Pour devenir membre du Vooruit, il suffit de se faire inscrire et de payer 25 centimes, moyennant quoi on reçoit un « livret règlement de sociétaire ». On achète un certain nombre de jetons de pain ou de charbon pour la consommation d’une ou plusieurs semaines. Lors du premier partage semestriel des bénéfices, on retient un franc qui forme la quote-part de l’associé dans le capital social. Les membres âgés de moins de 60 ans et ceux qui ne sont pas atteints d’une maladie incurable sont obligés de faire partie d’une caisse d’assurance mutuelle contre la maladie, moyennant une cotisation hebdomadaire de 5 centimes. Après six mois d’adhésion, les malades ont droit pendant six semaines aux soins médicaux et pharmaceutiques et reçoivent pendant le même temps 6 pains par semaine. Les bénéfices sont répartis non pas en espèces, mais en jetons qui servent à acheter du pain et les autres consommations vendues par la Société.

La présence des membres aux assemblées générales trimestrielles est de rigueur sous peine de 25 centimes d’amende. La Société est gérée par un conseil d’administration dont les séances sont publiques ; on ne nous indique pas les conditions d’origine de ce conseil.

Telle est cette curieuse société : le succès, surtout le succès ostensible, a été énorme. Il s’est formé des sociétés coopératives analogues à Bruxelles, à Anvers, à Jolimont, à Liège, à Bruges, à Menin, dans le Borinage, « qui toutes se déclarèrent socialistes dès le début et s’affilièrent au parti ouvrier[1] ».

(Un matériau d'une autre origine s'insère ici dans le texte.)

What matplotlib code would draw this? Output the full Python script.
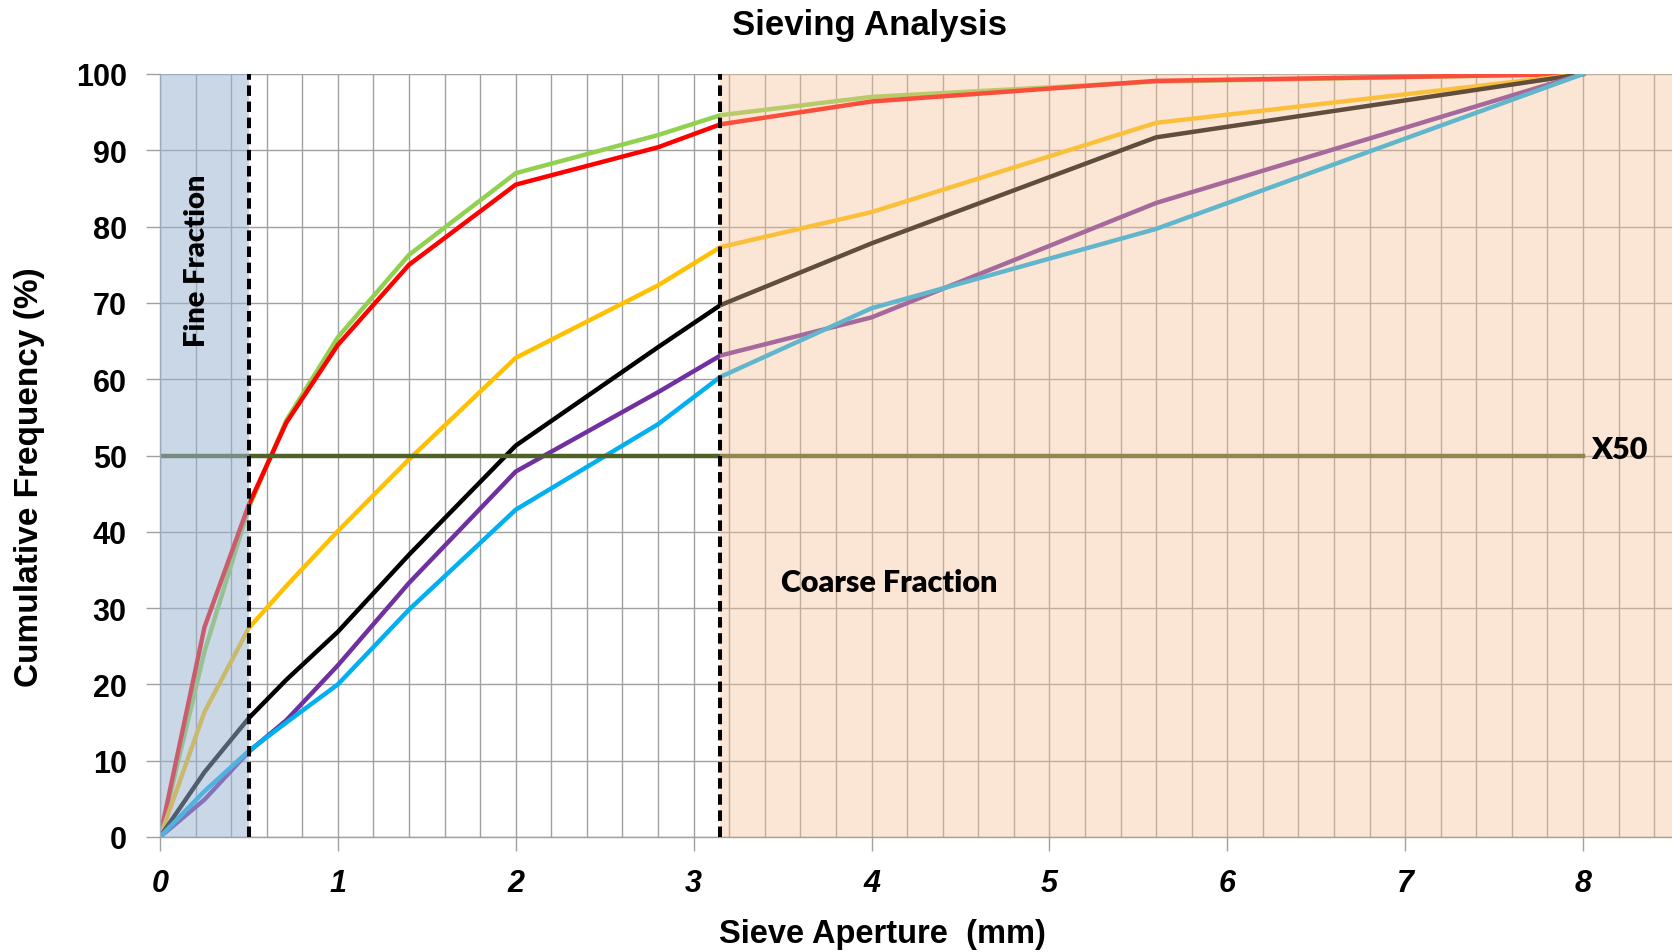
import numpy as np
import matplotlib
matplotlib.use('Agg')
import matplotlib.pyplot as plt

# sieve apertures (mm)
sieves = [0, 0.25, 0.5, 0.71, 1, 1.4, 2, 2.8, 3.15, 4, 5.6, 8]

# cumulative passing (%) for each sample
green = [0, 24.3, 43.2, 54.6, 65.5, 76.3, 87.0, 92.0, 94.6, 97.0, 99.0, 100]
red = [0, 27.5, 43.6, 54.3, 64.5, 75.0, 85.5, 90.4, 93.4, 96.4, 99.1, 100]
yellow = [0, 16.4, 27.4, 32.9, 40.1, 49.5, 62.8, 72.3, 77.3, 81.9, 93.6, 100]
black = [0, 8.5, 15.6, 20.6, 26.9, 37.0, 51.3, 64.2, 69.7, 77.8, 91.7, 100]
purple = [0, 4.9, 11.2, 15.3, 22.5, 33.3, 47.9, 58.3, 63.1, 68.1, 83.1, 100]
cyan = [0, 6.0, 11.3, 15.0, 20.0, 29.8, 42.9, 54.1, 60.3, 69.3, 79.7, 100]

series = [green, red, yellow, black, purple, cyan]
colors = ['#92D050', '#FF0000', '#FFC000', '#000000', '#7030A0', '#00B0F0']

fine_limit = 0.5
coarse_limit = 3.15
x50 = 50

fig = plt.figure(figsize=(16.72, 9.53), dpi=100)
ax = fig.add_axes([160 / 1672, 115 / 953, 1 - 160 / 1672, 763 / 953])

for vals, c in zip(series, colors):
    ax.plot(sieves, vals, color=c, lw=3.2, solid_joinstyle='round', zorder=2)

# X50 line
ax.plot([0, 8], [x50, x50], color='#4F6228', lw=3.2, zorder=2)

# shaded fractions drawn over the curves, like the original
ax.axvspan(0, fine_limit, color=(155 / 255, 180 / 255, 210 / 255), alpha=0.52, lw=0, zorder=3)
ax.axvspan(coarse_limit, 8.5, color=(245 / 255, 193 / 255, 150 / 255), alpha=0.4, lw=0, zorder=3)

for xv in [fine_limit, coarse_limit]:
    ax.axvline(xv, color='black', lw=2.9, dashes=(2.6, 1.4), zorder=4)

ax.set_xlim(0, 8.5)
ax.set_ylim(0, 100)
ax.set_xticks(range(0, 9))
ax.set_xticks(np.arange(0, 8.5, 0.2), minor=True)
ax.set_yticks(range(0, 101, 10))
ax.grid(True, which='major', axis='y', color='#A0A0A0', lw=1.0, zorder=0.5)
ax.grid(True, which='both', axis='x', color='#A0A0A0', lw=1.0, zorder=0.5)
ax.set_axisbelow(True)

ax.tick_params(axis='both', which='major', length=10, color='#A0A0A0', width=1.0)
ax.tick_params(axis='x', which='minor', length=0)
ax.tick_params(axis='y', pad=14)
ax.tick_params(axis='x', pad=12)

for s in ['top', 'right']:
    ax.spines[s].set_visible(False)
for s in ['left', 'bottom']:
    ax.spines[s].set_color('#A0A0A0')
    ax.spines[s].set_linewidth(1.0)

for lab in ax.get_yticklabels():
    lab.set_fontfamily('Liberation Sans')
    lab.set_fontweight('bold')
    lab.set_fontsize(22)
for lab in ax.get_xticklabels():
    lab.set_fontfamily('Liberation Sans')
    lab.set_fontweight('bold')
    lab.set_fontstyle('italic')
    lab.set_fontsize(22)

ax.text(0.21, 75.6, 'Fine Fraction', rotation=90, ha='center', va='center',
        fontsize=21, fontweight='heavy', family='Lato', zorder=5)
ax.text(3.49, 33.4, 'Coarse Fraction', ha='left', va='center',
        fontsize=22, fontweight='heavy', family='Lato', zorder=5)
ax.text(8.045, 50.8, 'X50', ha='left', va='center',
        fontsize=22, fontweight='heavy', family='Lato', zorder=5)

fig.text(869 / 1672, 1 - 26 / 953, 'Sieving Analysis', ha='center', va='center',
         fontsize=25, fontweight='bold', family='Liberation Sans')
fig.text(882 / 1672, 1 - 935 / 953, 'Sieve Aperture  (mm)', ha='center', va='center',
         fontsize=23.5, fontweight='bold', family='Liberation Sans')
fig.text(30 / 1672, 1 - 477 / 953, 'Cumulative Frequency (%)', ha='center', va='center',
         rotation=90, fontsize=24, fontweight='bold', family='Liberation Sans')

fig.savefig('out.png', dpi=100)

En face, se sont constituées des associations dites coopératives catholiques, comme ce Volksbelang, dont parle M. Anseele, qui surgit à Gand en 1887, au capital de 150 000 francs, beaucoup augmenté depuis lors. L’importance de cette somme initiale dit qu’il ne peut s’agir là de capitaux populaires et qu’on se trouve plutôt en présence d’institutions de patronage. Les coopératives catholiques enrayèrent un peu le développement des coopératives socialistes. Au dire de M. Anseele, le Volksbelang vendait son pain à meilleur marché que le Vooruit ; il remettait les jetons au domicile des membres,

  1. Almanach de la Coopération française pour 1893, pp. 45-54.